Vivimos días raros. Días en los que ser héroe es quedarse en casa para que, quienes no pueden hacerlo, no se vean en la obligación de ser aún más héroes. También son días en los que la soledad es a la vez un don y un castigo. En los que echamos de menos: a personas, sobre todo a personas, pero también rutinas, momentos, caprichos…

Y para responder a esta anómala situación, desde el inicio del confinamiento en España han surgido decenas de iniciativas: para rezar, pero también para acompañar, para hacer comunidad, para apoyar a unos o a otros. Los aplausos a las 20:00 h, las eucaristías en streaming, los retos con un rollo de papel higiénico, los conciertos de Instagram.

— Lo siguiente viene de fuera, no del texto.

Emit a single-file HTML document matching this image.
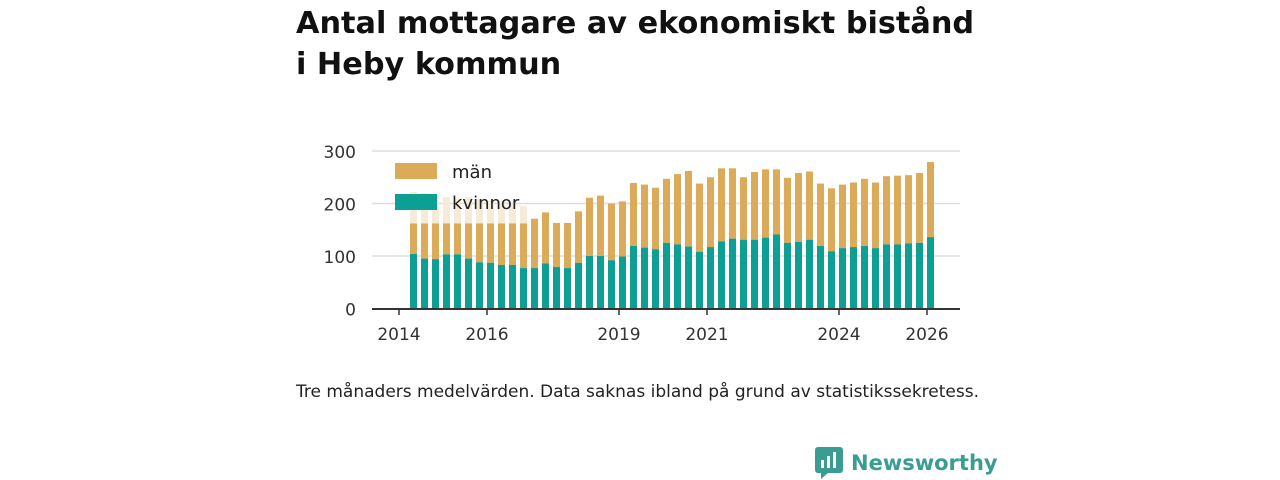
<!DOCTYPE html>
<html><head><meta charset="utf-8"><style>
body{margin:0;width:1280px;height:480px;background:#fff;font-family:"DejaVu Sans",sans-serif;position:relative;overflow:hidden}
h1{position:absolute;left:296px;top:3px;margin:0;font-size:30.3px;line-height:41px;font-weight:bold;color:#111;white-space:nowrap}
.note{position:absolute;left:296px;top:382px;font-size:17px;color:#222;white-space:nowrap}
.logo{position:absolute;left:815px;top:447px;display:flex;align-items:center;gap:8px;color:#3a9d93;font-size:21px;font-weight:bold}
</style></head><body>
<h1>Antal mottagare av ekonomiskt bistånd<br>i Heby kommun</h1>
<svg id="c" width="1280" height="480" style="position:absolute;left:0;top:0"></svg>
<div class="note">Tre månaders medelvärden. Data saknas ibland på grund av statistikssekretess.</div>
<div class="logo"><svg width="28" height="32"><rect x="0" y="0" width="28" height="26" rx="3" fill="#3a9d93"/><path d="M6 26 L6 32 L13 26Z" fill="#3a9d93"/><rect x="6" y="13" width="3" height="8" fill="#fff"/><rect x="12" y="9" width="3" height="12" fill="#fff"/><rect x="18" y="5" width="3" height="16" fill="#fff"/></svg><span>Newsworthy</span></div>
<script>
const kvinnor=[104,95,94,103,103,95,88,87,83,83,77,77,86,79,77,87,100,100,92,99,119,116,113,125,122,118,108,117,128,133,131,131,135,141,125,127,131,119,109,115,117,119,115,122,122,124,125,136];
const totals=[162,162,162,162,162,162,162,162,162,162,162,171,183,163,163,185,211,215,200,204,239,236,230,247,256,262,238,250,267,267,250,260,265,265,249,258,261,238,229,236,240,247,240,252,253,254,258,279];
const faint=[222,220,215,212,210,212,208,205,205,200,195,0];
const yTicks=[0,100,200,300];
const xLabels=["2014","2016","2019","2021","2024","2026"];
const xLabelYears=[2014,2016,2019,2021,2024,2026];
const NS="http://www.w3.org/2000/svg",svg=document.getElementById('c');
const y=v=>308.5-v*0.525;
const xYear=yr=>399+(yr-2014)*44;
const xBar=i=>413.5+i*11;
const F='DejaVu Sans';
function el(t,a){const e=document.createElementNS(NS,t);for(const k in a)e.setAttribute(k,a[k]);svg.appendChild(e);return e;}
yTicks.forEach(t=>{if(t>0){const g=el('line',{x1:372,x2:960,y1:y(t),y2:y(t),stroke:'#ddd','stroke-width':1.5});

}
const tx=el('text',{x:356,y:y(t)+7,'text-anchor':'end','font-size':17,fill:'#333','font-family':F});tx.textContent=t;

});
faint.forEach((v,i)=>{if(!v)return;const r=el('rect',{x:xBar(i)-3.5,y:y(v),width:7,height:y(0)-y(v),fill:'#f6ebd9'});

});
totals.forEach((v,i)=>{const m=el('rect',{x:xBar(i)-3.5,y:y(v),width:7,height:y(kvinnor[i])-y(v),fill:'#dbab5a'});


const k=el('rect',{x:xBar(i)-3.5,y:y(kvinnor[i]),width:7,height:y(0)-y(kvinnor[i]),fill:'#0e9f94'});

});
const ax=el('line',{x1:372,x2:960,y1:309,y2:309,stroke:'#333','stroke-width':2});


xLabels.forEach((l,i)=>{const x=xYear(xLabelYears[i]);el('line',{x1:x,x2:x,y1:309,y2:315,stroke:'#333','stroke-width':1.5});
const t=el('text',{x:x,y:340,'text-anchor':'middle','font-size':17,fill:'#333','font-family':F});t.textContent=l;

});
[["män",'#dbab5a',171],["kvinnor",'#0e9f94',202]].forEach(([n,c,yy])=>{const r=el('rect',{x:395,y:yy-8,width:42,height:16,fill:c});


const t=el('text',{x:452,y:yy+7,'font-size':18,fill:'#222','font-family':F});t.textContent=n;

});
</script>
</body></html>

Todo ayuda.

Por supuesto, la mayoría de iniciativas no surgen por generación espontánea. Detrás de cada una de ellas hay un esfuerzo de varias personas que piensan, trabajan, se dejan las horas desde casa para que todo tengas un sentido y sirva para un fin; para que esa conexión a YouTube sea lo mejor posible; para que esa meditación u homilía sirva a quien lo oye.

¿Y por qué lo hacen? ¿Por qué no aprovechan el confinamiento para estar en casa tranquilamente, leyendo o haciendo eso que siempre quisieron hacer y nunca pudieron? ¿Por qué no explorar todo el catálogo de Netflix a sabiendas de que cuando todo esto acabe, volverán a la rutina imposible?

Porque es importante mantener la esperanza. «La esperanza no cura», me decía un amigo, escéptico ante iniciativas de tipo religioso y cultural. Pues no, la esperanza no cura el cuerpo, para eso están los médicos y la responsabilidad de cada uno de tomar las precauciones necesarias. Pero la esperanza alimenta el fuero interno. Y en estos días la esperanza es el bien intangible más necesario.

Porque si dedicas 12 o 14 horas en un hospital a atender docenas de pacientes sin apenas medios, la esperanza es la que te empuja a hacerlo con una sonrisa, a pesar de la extenuación y el miedo. Porque si tu esposo o tu mujer se ponen enfermos, la esperanza te ayudará a mantenerte lo más fuerte y sereno posible. También la esperanza está para no sucumbir al sufrimiento por los que se van. Porque sin esperanza, y a falta de abrazos, la vida se pone muy cuesta arriba.

Quién iba a decirnos que la palabra en 2020 iba a adquirir un peso tan enorme. Somos más responsables que nunca de que nuestra palabra transmita algo. De que nuestra palabra sea abrazo, caricia y calor. De que nuestra palabra sea, en definitiva, esperanza.
La esperanza no cura, no. O al menos no en el sentido físico. Pero hoy, sin esperanza, no saldríamos de esta.